PORTALSWARA.COM, Jakarta – Gelombang pemutusan hubungan kerja (PHK) dikhawatirkan pengusaha garmen akan terjadi akibat dampak dari Perang Rusia dan Ukraina. Menurut Ketua Umum Perkumpulan Pengusaha Produk Tekstil Jawa Barat (PPPTJB), Yan Mei, dampak geopolitik ini mengerikan bila ketegangan kedua negara tersebut berlangsung dalam waktu yang lama.
“Perang Ukraina memberi dampak besar, antaranya kepada kenaikan inflasi di Amerika dan Eropa, kenaikan biaya-biaya logistik dan anjloknya pesanan garmen,” kata Yan Mei di Jakarta, baru-baru ini.
Melihat data Badan Pusat Statistik (BPS), Yan Mei mengatakan, di Jawa Barat terdapat 14 kabupaten dan kota yang sudah memberikan data jumlah pengurangan pegawai dan PHK. Dari total 124 perusahaan yang beroperasi, ada 64.165 pekerja yang sudah menjadi korban pemangkasan pekerja.
Selain itu, ada 18 perusahaan terpaksa ditutup karena tidak mampu lagi bertahan di tengah situasi sulit tersebut.

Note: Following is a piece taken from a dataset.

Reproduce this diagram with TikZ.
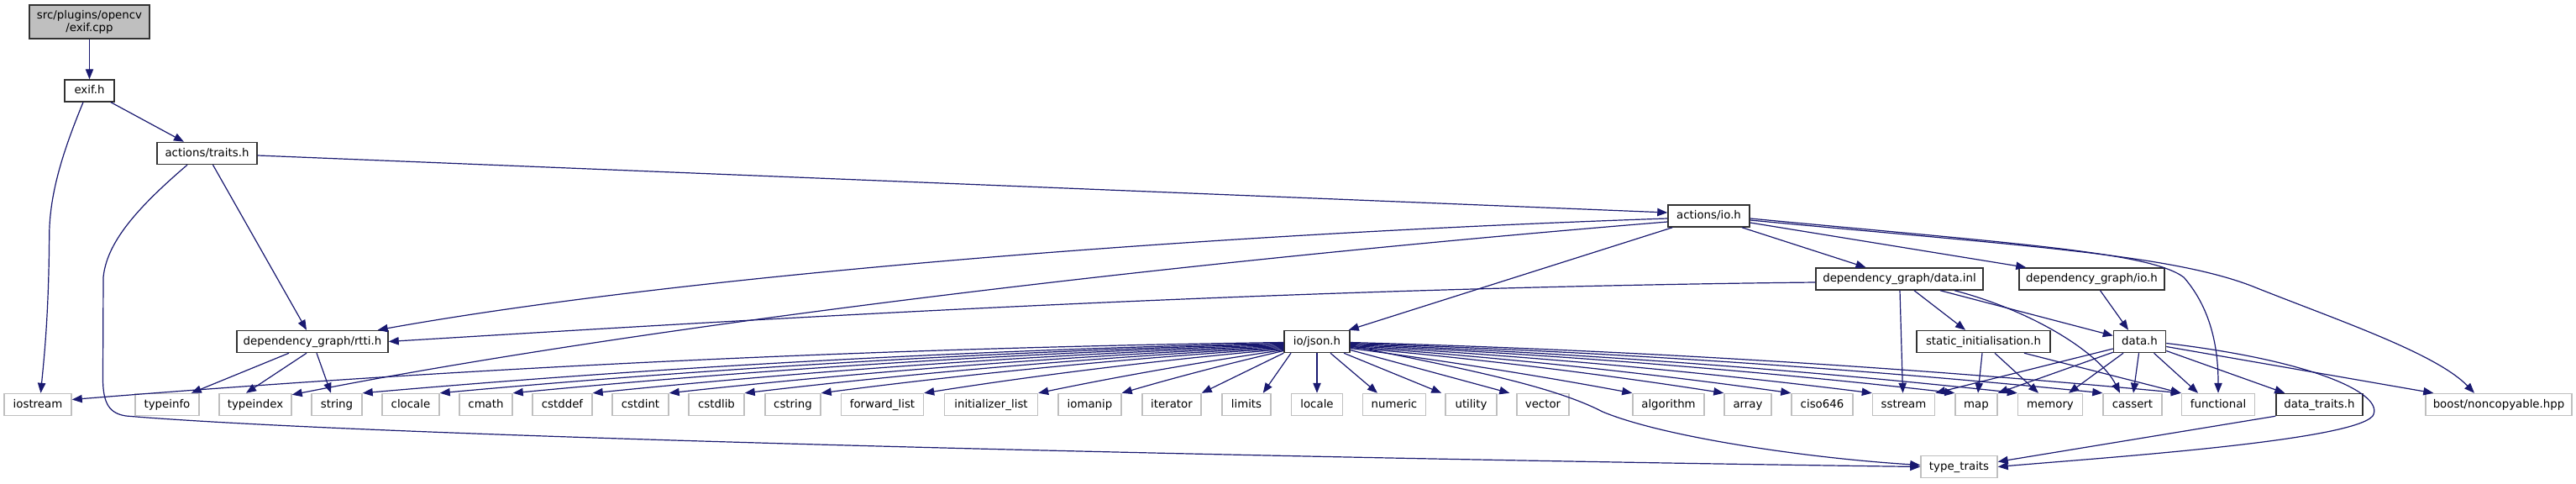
\documentclass[tikz,border=0pt]{standalone}
\usepackage{fontspec}
\setmainfont{DejaVu Sans}
\usetikzlibrary{arrows.meta,calc}
\definecolor{mblue}{RGB}{25,25,112}
\definecolor{sysgray}{RGB}{191,191,191}
\definecolor{docborder}{RGB}{50,50,50}
\newcommand{\arcdep}[3]{\draw[dep] (#1) .. controls ($(#1)!0.33!(#2)+(0,-#3)$) and ($(#1)!0.67!(#2)+(0,-#3)$) .. (#2);}
\begin{document}
\begin{tikzpicture}[x=0.75pt,y=-0.75pt,
  box/.style={rectangle, inner sep=0pt, minimum height=19.5pt, line width=1.1pt,
    font=\fontsize{10pt}{11.5pt}\selectfont, text=black},
  one/.style={text height=7.3pt, text depth=2pt},
  doc/.style={box, one, draw=docborder, fill=white},
  sys/.style={box, one, draw=sysgray, fill=white},
  root/.style={box, draw=docborder, fill=sysgray, minimum height=30pt, align=center},
  bw/.style={minimum width=#1*0.75pt},
  dep/.style={draw=mblue, line width=0.9pt, -{Triangle[length=9pt,width=7pt]}}]
\fill[white] (0,0) rectangle (3067,575);
\useasboundingbox (0,0) rectangle (3067,575);

% upper nodes
\node[root,bw=143] (cpp) at (106.5,26) {src/plugins/opencv\\/exif.cpp};
\node[doc,bw=59] (exifh) at (106.5,108) {exif.h};
\node[doc,bw=119] (traits) at (246.5,182.5) {actions/traits.h};
\node[doc,bw=180] (rtti) at (372,406.5) {dependency\_graph/rtti.h};
\node[doc,bw=97] (aio) at (2034.5,257) {actions/io.h};
\node[doc,bw=199] (dinl) at (2261.5,332) {dependency\_graph/data.inl};
\node[doc,bw=173] (dgio) at (2490.5,332) {dependency\_graph/io.h};
\node[doc,bw=78] (json) at (1568,406.5) {io/json.h};
\node[doc,bw=159] (sinit) at (2361.5,406.5) {static\_initialisation.h};
\node[doc,bw=62] (datah) at (2547.5,406.5) {data.h};
\node[sys,bw=91] (ttraits) at (2332.5,555.5) {type\_traits};

% bottom row
\node[sys,bw=80] (iostream) at (45,481.5) {iostream};
\node[sys,bw=76] (typeinfo) at (199,481.5) {typeinfo};
\node[sys,bw=86] (typeindex) at (304,481.5) {typeindex};
\node[sys,bw=60] (string) at (401,481.5) {string};
\node[sys,bw=68] (clocale) at (489,481.5) {clocale};
\node[sys,bw=63] (cmath) at (578.5,481.5) {cmath};
\node[sys,bw=71] (cstddef) at (669.5,481.5) {cstddef};
\node[sys,bw=67] (cstdint) at (762.5,481.5) {cstdint};
\node[sys,bw=66] (cstdlib) at (853,481.5) {cstdlib};
\node[sys,bw=66] (cstring) at (944,481.5) {cstring};
\node[sys,bw=98] (flist) at (1050.5,481.5) {forward\_list};
\node[sys,bw=111] (ilist) at (1180,481.5) {initializer\_list};
\node[sys,bw=75] (iomanip) at (1297.5,481.5) {iomanip};
\node[sys,bw=70] (iterator) at (1395,481.5) {iterator};
\node[sys,bw=58] (limits) at (1484,481.5) {limits};
\node[sys,bw=61] (locale) at (1568,481.5) {locale};
\node[sys,bw=75] (numeric) at (1660,481.5) {numeric};
\node[sys,bw=61] (utility) at (1751.5,481.5) {utility};
\node[sys,bw=62] (vector) at (1837,481.5) {vector};
\node[sys,bw=85] (algorithm) at (1986.5,481.5) {algorithm};
\node[sys,bw=56] (array) at (2081,481.5) {array};
\node[sys,bw=73] (ciso) at (2169.5,481.5) {ciso646};
\node[sys,bw=74] (sstream) at (2266.5,481.5) {sstream};
\node[sys,bw=50] (map) at (2353,481.5) {map};
\node[sys,bw=77] (memory) at (2441,481.5) {memory};
\node[sys,bw=70] (cassert) at (2539,481.5) {cassert};
\node[sys,bw=87] (functional) at (2641,481.5) {functional};
\node[doc,bw=103] (dtraits) at (2761.5,481.5) {data\_traits.h};
\node[sys,bw=174] (boost) at (2975,481.5) {boost/noncopyable.hpp};

% top part
\draw[dep] (cpp) -- (exifh);
\draw[dep] ($(exifh.south)+(25.5,0)$) -- ($(traits.north)+(-27.5,0)$);
\draw[dep] ($(exifh.south)+(-7.5,0)$) .. controls (75,180) and (59,230) .. (58.7,280)
  .. controls (58,380) and (52,430) .. ($(iostream.north)+(3.5,0)$);
\draw[dep] ($(traits.east)+(0,2.5)$) -- ($(aio.west)+(0,-4)$);
\draw[dep] ($(traits.south)+(7,0)$) -- ($(rtti.north)+(-7,0)$);
\draw[dep] ($(traits.south)+(-23.5,0)$) .. controls (160,250) and (127,290) .. (123,330)
  -- (122.5,450) .. controls (122.5,480) and (130,492) .. (150,495)
  .. controls (450,520) and (1500,545) .. (ttraits.west);

% rtti
\draw[dep] ($(rtti.south)+(-28,0)$) -- ($(typeinfo.north east)+(-10,0)$);
\draw[dep] ($(rtti.south)+(-7,0)$) -- ($(typeindex.north)+(-11,0)$);
\draw[dep] ($(rtti.south)+(5,0)$) -- ($(string.north)+(-7,0)$);

% actions/io.h
\draw[dep] ($(aio.west)+(0,3)$) .. controls (1400,280) and (800,330) .. ($(rtti.north east)+(-13,0)$);
\draw[dep] ($(aio.west)+(0,7)$) .. controls (1300,320) and (700,400) .. ($(typeindex.north east)+(0,2)$);
\draw[dep] ($(aio.south west)+(6,0)$) -- ($(json.north east)+(-2,0)$);
\draw[dep] ($(aio.south)+(39.5,0)$) -- ($(dinl.north)+(-40,0)$);
\draw[dep] ($(aio.east)+(0,8)$) -- ($(dgio.north west)+(9,0)$);
\draw[dep] ($(aio.east)+(0,3)$) .. controls (2400,290) and (2560,300) .. (2600,330)
  .. controls (2635,370) and (2641,420) .. (functional.north);
\draw[dep] ($(aio.east)+(0,5)$) .. controls (2400,292) and (2580,302) .. (2680,340)
  .. controls (2780,380) and (2900,420) .. ($(boost.north)+(-29,0)$);

% data.inl
\draw[dep] ($(dinl.west)+(0,4)$) .. controls (1500,343) and (900,380) .. (rtti.east);
\draw[dep] ($(dinl.south)+(0.5,0)$) -- ($(sstream.north)+(-1,0)$);
\draw[dep] ($(dinl.south)+(17.5,0)$) -- ($(sinit.north)+(-21.5,0)$);
\draw[dep] ($(dinl.south)+(48.5,0)$) -- ($(datah.west)+(0,-7)$);
\draw[dep] ($(dinl.south)+(65.5,0)$) .. controls (2420,370) and (2500,420) .. ($(cassert.north)+(-15,0)$);
\draw[dep] ($(dgio.south)+(10,0)$) -- ($(datah.north)+(-13.5,0)$);

% static_initialisation.h
\draw[dep] ($(sinit.south)+(-1.5,0)$) -- ($(map.north)+(2,0)$);
\draw[dep] ($(sinit.south)+(13.5,0)$) -- ($(memory.north)+(-14,0)$);
\draw[dep] ($(sinit.south)+(48.5,0)$) -- (functional.north west);

% data.h
\draw[dep] ($(datah.west)+(0,8.5)$) -- (sstream.north east);
\draw[dep] ($(datah.south west)+(0,-1)$) -- (map.north east);
\draw[dep] ($(datah.south)+(-19.5,0)$) -- ($(memory.north)+(22,0)$);
\draw[dep] ($(datah.south)+(-1,0)$) -- ($(cassert.north)+(1,0)$);
\draw[dep] ($(datah.south)+(17,0)$) -- ($(functional.north)+(-24,0)$);
\draw[dep] ($(datah.east)+(0,11)$) -- ($(dtraits.north west)+(11,0)$);
\draw[dep] ($(datah.east)+(0,6)$) -- ($(boost.north west)+(10,0)$);
\draw[dep] ($(datah.east)+(0,2)$) .. controls (2760,430) and (2840,470) .. (2825,495)
  .. controls (2800,525) and (2500,545) .. (ttraits.east);
\draw[dep] (dtraits.south west) -- ($(ttraits.east)+(0,-6)$);

% io/json.h
\draw[dep] ($(json.east)+(0,5)$) .. controls (1750,440) and (1850,460) .. (1908,490)
  .. controls (1980,520) and (2150,545) .. ($(ttraits.west)+(0,-2)$);
\foreach \i in {1,...,11} {\coordinate (jl\i) at ($(json.west)+(0,\i)$);}
\foreach \i in {1,...,8} {\coordinate (jr\i) at ($(json.east)+(0,\i)$);}
\coordinate (iosend) at ($(iostream.east)+(0,-6)$);
\arcdep{jl1}{iosend}{16}
\arcdep{jl2}{string.north east}{12}
\arcdep{jl3}{clocale.north east}{11}
\arcdep{jl4}{cmath.north east}{10}
\arcdep{jl5}{cstddef.north east}{9}
\arcdep{jl6}{cstdint.north east}{8}
\arcdep{jl7}{cstdlib.north east}{7}
\arcdep{jl8}{cstring.north east}{6}
\arcdep{jl9}{flist.north east}{5}
\arcdep{jl10}{ilist.north east}{3}
\arcdep{jl11}{iomanip.north east}{2}
\draw[dep] (json.south west) -- (iterator.north east);
\draw[dep] ($(json.south)+(-31,0)$) -- ($(limits.north east)+(-10,0)$);
\draw[dep] (json.south) -- (locale.north);
\draw[dep] ($(json.south)+(16,0)$) -- ($(numeric.north)+(-20,0)$);
\draw[dep] ($(json.south)+(32,0)$) -- ($(utility.north west)+(-4,0)$);
\draw[dep] ($(json.east)+(0,10)$) -- ($(vector.north west)+(-8,0)$);
\arcdep{jr8}{algorithm.north west}{3}
\arcdep{jr7}{array.north west}{5}
\arcdep{jr6}{ciso.north west}{6}
\arcdep{jr5}{sstream.north west}{7}
\arcdep{jr4}{map.north west}{8}
\arcdep{jr3}{memory.north west}{9}
\arcdep{jr2}{cassert.north west}{10}
\arcdep{jr1}{functional.north west}{11}
\end{tikzpicture}
\end{document}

Yan Mei melanjutkan, perusahaan garmen adalah sektor padat karya dengan rata-rata pendidikan tingkat SMP. Pekerja dengan tingkat pendidikan itu, ucap Yan Mei, adalah kelompok yang paling rentan terhadap ancaman PHK. Yan Mei melanjutkan, untuk keluar dari masalah tersebut, ada pelbagai langkah yang bisa ditempuh.

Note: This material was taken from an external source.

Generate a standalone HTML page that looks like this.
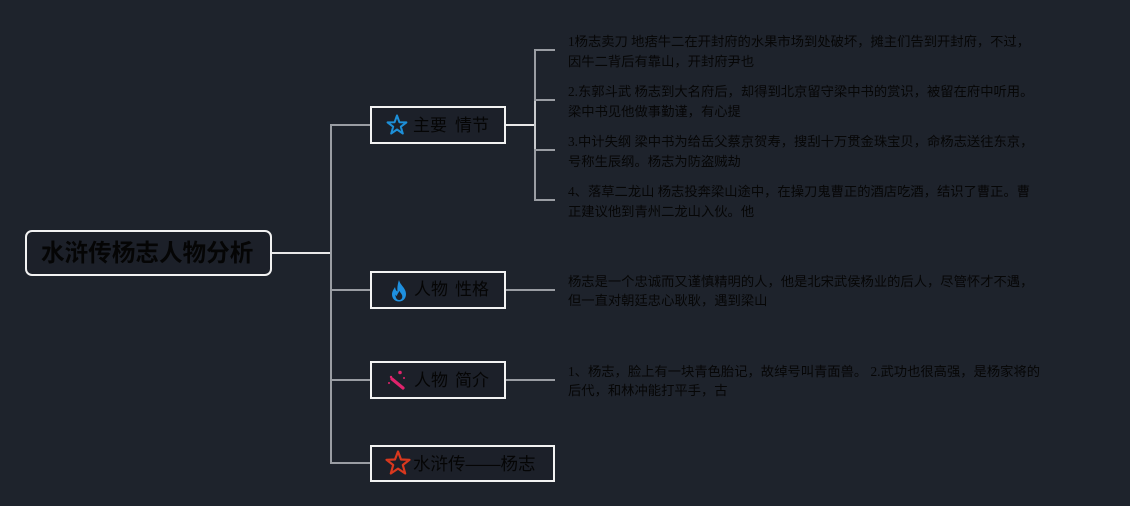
<!DOCTYPE html>
<html>
<head>
<meta charset="utf-8">
<style>
  html,body{margin:0;padding:0;}
  body{width:1130px;height:506px;background:#1e232c;position:relative;overflow:hidden;
    font-family:"Liberation Sans","Noto Sans CJK SC",sans-serif;}
  .box{position:absolute;border:2px solid #f2f2f2;box-sizing:border-box;background:#1c2029;}
  .t{position:absolute;white-space:nowrap;color:#050505;}
  .w{position:absolute;font-size:17px;line-height:20px;color:#050505;white-space:nowrap;
     font-family:"Liberation Sans","Noto Sans CJK SC",sans-serif;}
  .p{position:absolute;font-size:13.3px;white-space:nowrap;color:#060606;
     font-family:"Liberation Serif","Noto Sans CJK SC",sans-serif;}
</style>
</head>
<body>
<svg width="1130" height="506" style="position:absolute;left:0;top:0" xmlns="http://www.w3.org/2000/svg">
  <g fill="none" stroke-width="2">
    <line x1="272" y1="253" x2="332" y2="253" stroke="#e8e8e8"/>
    <line x1="331" y1="124" x2="331" y2="464" stroke="#9a9da3"/>
    <line x1="330" y1="125" x2="371" y2="125" stroke="#9a9da3"/>
    <line x1="330" y1="290" x2="371" y2="290" stroke="#9a9da3"/>
    <line x1="330" y1="380" x2="371" y2="380" stroke="#9a9da3"/>
    <line x1="330" y1="463" x2="371" y2="463" stroke="#9a9da3"/>
    <line x1="505" y1="125" x2="536" y2="125" stroke="#e8e8e8"/>
    <line x1="535" y1="49" x2="535" y2="201" stroke="#9a9da3"/>
    <line x1="535" y1="100" x2="535" y2="150" stroke="#c8cacd"/>
    <line x1="534" y1="50" x2="555" y2="50" stroke="#9a9da3"/>
    <line x1="534" y1="100" x2="555" y2="100" stroke="#9a9da3"/>
    <line x1="534" y1="150" x2="555" y2="150" stroke="#9a9da3"/>
    <line x1="534" y1="200" x2="555" y2="200" stroke="#9a9da3"/>
    <line x1="505" y1="290" x2="555" y2="290" stroke="#9a9da3"/>
    <line x1="505" y1="380" x2="555" y2="380" stroke="#9a9da3"/>
  </g>
</svg>

<!-- root -->
<div class="box" style="left:25px;top:230px;width:247px;height:46px;border-radius:7px;"></div>
<div class="t" style="left:41px;top:239px;font-size:23.6px;line-height:30px;font-weight:bold;">水浒传杨志人物分析</div>

<!-- box 1 -->
<div class="box" style="left:370px;top:106px;width:136px;height:38px;"></div>
<svg width="24" height="24" style="position:absolute;left:385px;top:113px" viewBox="0 0 24 24">
  <polygon points="12,2.5 14.4,9.2 21.4,9.4 15.8,13.7 17.8,20.5 12,16.5 6.2,20.5 8.2,13.7 2.6,9.4 9.6,9.2" fill="none" stroke="#1d8fd8" stroke-width="2" stroke-linejoin="round"/>
</svg>
<div class="w" style="left:413px;top:116px;">主要</div>
<div class="w" style="left:455px;top:116px;">情节</div>

<!-- box 2 -->
<div class="box" style="left:370px;top:271px;width:136px;height:38px;"></div>
<svg width="20" height="24" style="position:absolute;left:389px;top:279px" viewBox="0 0 20 24">
  <path d="M10 1 C11 6 17 9 17 15 C17 19.5 14 22.5 10 22.5 C6 22.5 3 19.5 3 15.5 C3 12 5 10 6 8 C6.5 11 7.5 12 8.5 12.5 C8 8 9 4 10 1 Z M10 21 C12 21 13.3 19.6 13.3 17.6 C13.3 15.2 11 13.5 10.2 11.8 C9.8 14 8 15 8 17 C7 16.5 6.7 16 6.5 15.5 C6.3 16.5 6.7 21 10 21 Z" fill="#1e90e0" fill-rule="evenodd"/>
</svg>
<div class="w" style="left:414px;top:280px;">人物</div>
<div class="w" style="left:455px;top:280px;">性格</div>

<!-- box 3 -->
<div class="box" style="left:370px;top:361px;width:136px;height:38px;"></div>
<svg width="22" height="22" style="position:absolute;left:386px;top:369px" viewBox="0 0 22 22">
  <line x1="6" y1="10" x2="17" y2="19" stroke="#e0236c" stroke-width="3.2" stroke-linecap="round"/>
  <circle cx="14" cy="3.5" r="1.8" fill="#e0236c"/>
  <circle cx="5" cy="8" r="1.2" fill="#e0236c"/>
  <circle cx="18" cy="9" r="1" fill="#e0236c"/>
  <circle cx="3" cy="14" r="1" fill="#e0236c"/>
</svg>
<div class="w" style="left:414px;top:371px;">人物</div>
<div class="w" style="left:455px;top:371px;">简介</div>

<!-- box 4 -->
<div class="box" style="left:370px;top:445px;width:185px;height:37px;"></div>
<svg width="28" height="28" style="position:absolute;left:384px;top:449px" viewBox="0 0 28 28">
  <polygon points="14,2.5 17,10.5 25.5,10.8 18.8,16 21.2,24.5 14,19.6 6.8,24.5 9.2,16 2.5,10.8 11,10.5" fill="none" stroke="#d9381e" stroke-width="2.2" stroke-linejoin="round"/>
</svg>
<div class="w" style="left:413px;top:454px;font-size:17.5px;">水浒传——杨志</div>

<!-- right texts -->
<div class="p" style="left:568px;top:32px;line-height:20px;">1杨志卖刀 地痞牛二在开封府的水果市场到处破坏，摊主们告到开封府，不过，<br>因牛二背后有靠山，开封府尹也</div>
<div class="p" style="left:568px;top:82px;line-height:20px;">2.东郭斗武 杨志到大名府后，却得到北京留守梁中书的赏识，被留在府中听用。<br>梁中书见他做事勤谨，有心提</div>
<div class="p" style="left:568px;top:132px;line-height:20px;">3.中计失纲 梁中书为给岳父蔡京贺寿，搜刮十万贯金珠宝贝，命杨志送往东京，<br>号称生辰纲。杨志为防盗贼劫</div>
<div class="p" style="left:568px;top:182px;line-height:20px;">4、落草二龙山 杨志投奔梁山途中，在操刀鬼曹正的酒店吃酒，结识了曹正。曹<br>正建议他到青州二龙山入伙。他</div>
<div class="p" style="left:568px;top:272px;line-height:19px;">杨志是一个忠诚而又谨慎精明的人，他是北宋武侯杨业的后人，尽管怀才不遇，<br>但一直对朝廷忠心耿耿，遇到梁山</div>
<div class="p" style="left:568px;top:362px;line-height:19px;">1、杨志，脸上有一块青色胎记，故绰号叫青面兽。 2.武功也很高强，是杨家将的<br>后代，和林冲能打平手，古</div>
</body>
</html>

“Asalkan semua pihak bisa duduk bersama untuk mencari jalan keluarnya, terutama yang menyangkut masalah pengupahan,” katanya.Melihat kondisi itu, Yan Mei berharap Presiden Joko Widodo alias Jokowi segera mengambil tindakan-tindakan yang cepat. Terutama, kata dia, untuk mengamankan bahaya tutupnya industri garmen akibat perang ini. Data Dinas Tenaga Kerja dan Transmigrasi Provinsi Jawa Barat menunjukkan sedikitnya 43 ribu pekerja tekstil dan garmen di enam kota dan kabupaten di Jawa Barat mengalami PHK. Untuk mengatasi kondisi tersebut, Pemerintah Jawa Barat pun mengimbau agar perusahaan melakukan penyesuaian jam kerja hingga mengurangi upah untuk mempertahankan tenaga kerja.